Introduction / Context:
This question involves forming and solving a rational equation where a fraction and a multiple of its reciprocal sum to a given value. Because this leads to a quadratic equation in the fraction, we may obtain two algebraic solutions. The additional condition that the fraction lies between 1 and 2 is used to select the appropriate solution, which is a common technique in aptitude questions.

Given Data / Assumptions:

• Let the fraction be x (x > 0).
• x + 4(1/x) = 13/3.
• The fraction lies strictly between 1 and 2.
• x ≠ 0 since its reciprocal is involved.

Concept / Approach:
We treat x as an unknown and set up the equation x + 4/x = 13/3. Multiplying through by x clears the denominator and results in a quadratic equation. After solving this quadratic, we examine both roots and use the given range for x (between 1 and 2) to pick the correct value. This approach highlights the connection between rational equations and quadratic equations.

Step-by-Step Solution:
Start from x + 4/x = 13/3. Multiply both sides by x: x² + 4 = (13/3)x. Multiply everything by 3 to clear the denominator: 3x² + 12 = 13x. Rearrange to standard quadratic form: 3x² − 13x + 12 = 0. Solve the quadratic 3x² − 13x + 12 = 0. Compute the discriminant Δ = (−13)² − 4·3·12 = 169 − 144 = 25. √Δ = 5, so x = [13 ± 5] / (2·3). Thus x₁ = (13 + 5)/6 = 18/6 = 3, and x₂ = (13 − 5)/6 = 8/6 = 4/3. Given that the fraction lies between 1 and 2, we discard x = 3. So the valid fraction is x = 4/3.

Verification / Alternative check:
Substitute x = 4/3 into the original condition. Then 1/x = 3/4 and 4(1/x) = 3. So x + 4(1/x) = 4/3 + 3 = 4/3 + 9/3 = 13/3, which matches the given sum exactly. Also, 4/3 is approximately 1.333, which is indeed between 1 and 2, so it satisfies the range condition.

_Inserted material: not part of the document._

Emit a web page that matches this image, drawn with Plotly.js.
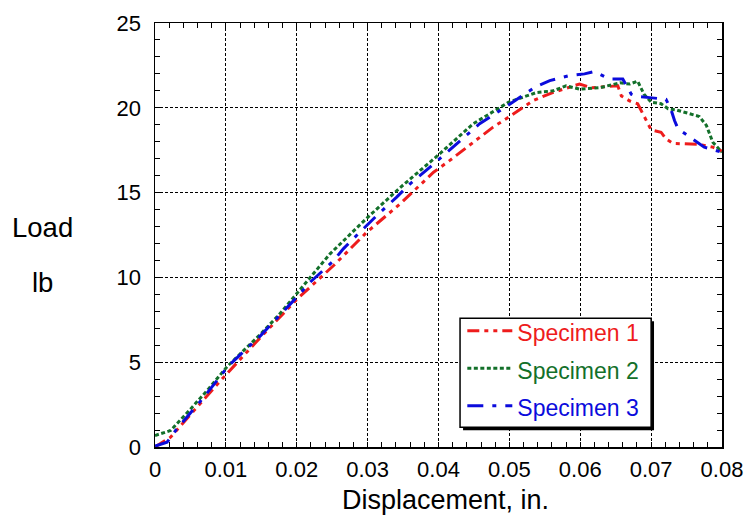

Why Other Options Are Wrong:
3/4 and 4/5 are less than 1 and violate the condition that the fraction lies between 1 and 2. 5/4 is between 1 and 2 but does not satisfy x + 4/x = 13/3 when substituted. 3/2 again fails the equation; its substitution gives a different sum. Only 4/3 both satisfies the rational equation and lies in the required interval.

Common Pitfalls:
A common error is to forget the range condition and accept both roots 3 and 4/3 as answers. Another mistake is miscalculating the discriminant or mishandling the algebra when clearing denominators. Always check each root in the original equation and apply any extra conditions given in the question.

Final Answer:
Therefore, the required fraction is 4/3.